“We may still calculate in mind prices in Litas, however sociological surveys show that in 100 days the Euro has found its way not only into our wallets. It has happened just like in the neighbouring countries: after the Euro adoption confidence in the currency has grown and will be growing in the future,” is confident Minister of Finance Rimantas Šadžius, who was in charge of the coordination workgroup supervising the Euro adoption from the preparation stage to the implementation. The workgroup consisted of representatives of ministries, other institutions, and the Bank of Lithuania.
No price leap was there
The biggest fear of the public that after adoption of the Euro prices of goods and services would increase did not materialise: compared to the same month of the last year, in January 2015 the annual deflation of 1.5% of all consumer goods and services (prices of services increased by 2.6%, prices of goods decreased by 2.8%) was recorded. In February 2015 the deflation was 1.8% (prices of services grew by 3.1%, prices of goods dropped down by 3.3%).
According to survey data, from September 2014 till January 2015 the number of people thinking that the Euro triggered price increase reduced from 84% to 58%.
To make sure that the public gets used to the Euro sooner, prices have been displayed mandatorily in both currencies from 22 August 2014. Statistics Lithuania have constantly monitored price changes of 1,000 goods and services, and the State Consumer Rights Protection Authority in conjunction with other 17 supervising institutions monitored how the requirements were complied with. Total of approximately 20,000 inspections were conducted; approximately 1,000 companies were given warnings for incorrectly displayed prices or other violations, 16 companies were imposed monetary fines.
The Government invited the business, municipalities, and other entities to join the fair price conversion initiative, by joining which the participants obliged to display prices fairly in both currencies, and not to use the Euro adoption as an excuse to increase prices. More than 5,000 companies and other entities running in total more than 13,600 retail sales and service outlets joined the initiative. That was 4 times more companies and organisations than in Latvia, and almost 10 times more than in Estonia.
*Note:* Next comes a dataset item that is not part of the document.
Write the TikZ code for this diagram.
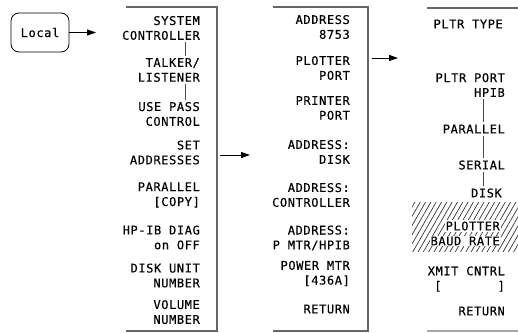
\documentclass[tikz,border=0pt]{standalone}
\usepackage{fontspec}
\newfontfamily\hpfont[LetterSpace=5,FakeBold=0.35]{DejaVu Sans Mono}
\usetikzlibrary{arrows.meta,patterns.meta}
\begin{document}
\begin{tikzpicture}[x=1pt,y=-1pt,
  lbl/.style={font=\hpfont\fontsize{12}{14.8}\selectfont, align=right, inner sep=1pt, anchor=east},
  frame/.style={draw=black!60, line width=1.2pt},
  conn/.style={draw=black!70, line width=0.9pt, shorten >=1pt, shorten <=1pt},
  arr/.style={draw=black, line width=0.9pt, -{Triangle[length=9pt,width=6pt]}},
  wbox/.style={lbl, fill=white}]
\useasboundingbox (0,0) rectangle (518,332);

% Local key
\node[draw=black, line width=0.8pt, rounded corners=8pt, minimum width=58pt,
      minimum height=39pt, inner sep=1pt, font=\hpfont\fontsize{12}{14.8}\selectfont] (local) at (40,32.5) {Local};
\coordinate (a1) at (96,32.5);
\draw[arr] (local.east) -- (a1);

% column frames
\draw[frame] (126,7) -- (217,7) -- (217,331) -- (126,331);
\draw[frame] (273,7) -- (368,7) -- (368,331) -- (273,331);
\draw[frame] (427,8) -- (518,8);
\draw[frame, draw=black!35] (427,331) -- (518,331);

% hatched area
\path[pattern={Lines[angle=60,distance=4.6pt,line width=0.7pt]}, pattern color=black!80]
  (412,202) rectangle (518,251);

% column 1
\coordinate (c1) at (185,0);
\node[lbl] (sc) at (201,28) {SYSTEM\\CONTROLLER};
\node[lbl] (tl) at (201,70) {TALKER/\\LISTENER};
\node[lbl] (up) at (201,114) {USE PASS\\CONTROL};
\node[lbl] (sa) at (201,152.5) {SET\\ADDRESSES};
\node[lbl] (pc) at (201,195) {PARALLEL\\{[COPY]}};
\node[lbl] (hd) at (201,237.5) {HP-IB DIAG\\on OFF};
\node[lbl] (du) at (201,275.5) {DISK UNIT\\NUMBER};
\node[lbl] (vn) at (201,312) {VOLUME\\NUMBER};
\draw[conn] (sc.south -| c1) -- (tl.north -| c1);
\draw[conn] (tl.south -| c1) -- (up.north -| c1);

\coordinate (a2s) at (220,155);
\coordinate (a2e) at (250,155);
\draw[arr] (a2s) -- (a2e);

% column 2
\node[lbl] (ad) at (351,27) {ADDRESS\\8753};
\node[lbl] (pp) at (351,68) {PLOTTER\\PORT};
\node[lbl] (rp) at (351,108) {PRINTER\\PORT};
\node[lbl] (dk) at (351,152) {ADDRESS:\\DISK};
\node[lbl] (ac) at (351,195) {ADDRESS:\\CONTROLLER};
\node[lbl] (am) at (351,238) {ADDRESS:\\P MTR/HPIB};
\node[lbl] (pm) at (351,273.5) {POWER MTR\\{[436A]}};
\node[lbl] (r2) at (351,309) {RETURN};

\coordinate (a3s) at (372,58);
\coordinate (a3e) at (398,58);
\draw[arr] (a3s) -- (a3e);

% column 3
\coordinate (c3) at (483,0);
\node[lbl] (pt) at (504,24) {PLTR TYPE};
\node[lbl] (ph) at (506,85) {PLTR PORT\\HPIB};
\node[lbl] (pa) at (506,129) {PARALLEL};
\node[lbl] (se) at (506,165) {SERIAL};
\node[lbl] (di) at (503,193) {DISK};
\draw[conn] (ph.south -| c3) -- (pa.north -| c3);
\draw[conn] (pa.south -| c3) -- (se.north -| c3);
\draw[conn] (se.south -| c3) -- (di.north -| c3);
\node[wbox] (pl) at (501,226) {PLOTTER};
\node[wbox] (br) at (501,241) {BAUD RATE};
\node[lbl] (xc) at (506,279) {XMIT CNTRL\\{[}\hspace*{56pt}{]}};
\node[lbl] (r3) at (506,311) {RETURN};
\end{tikzpicture}
\end{document}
More information – less fear
The adoption of the Euro went smoothly in Lithuania: according to the Eurobarometer data 86% of the Lithuanians believe so. In January 2015 92% of the Lithuanians felt being very well or well informed about the Euro adoption (repeating the record set earlier by Cyprus and Slovenia).
The information campaign coordinated by the Ministry of Finance reached out to 2.4 million TV viewers, 2.3 million radio listeners, 1.5 million Internet users, and 1.4 million readers of newspapers and magazines. All this was accomplished at lower than usual costs: according to the previous practice, the price of the Euro adoption information campaign was estimated at 1 Euro per capita, whereas in Lithuania the campaign cost less than 80 cents per capita, i.e. 20% less.
Litas will be exchanged for unlimited time
Those who have found remaining Litas or cents can exchange them free of charge for an unlimited time at offices of the Bank of Lithuania. More than 340 branches of commercial banks are exchanging Litas to Euro free of charge and without a limitation of amounts from 1 January 2015 till 30 June 2015. From July till December 89 branches will be exchanging the currency, however accepting banknotes only.
Prices both in Euro and Litas must be displayed at retail sales and service locations till the end of June 2015, the salespeople then can display prices at their own discretion later on.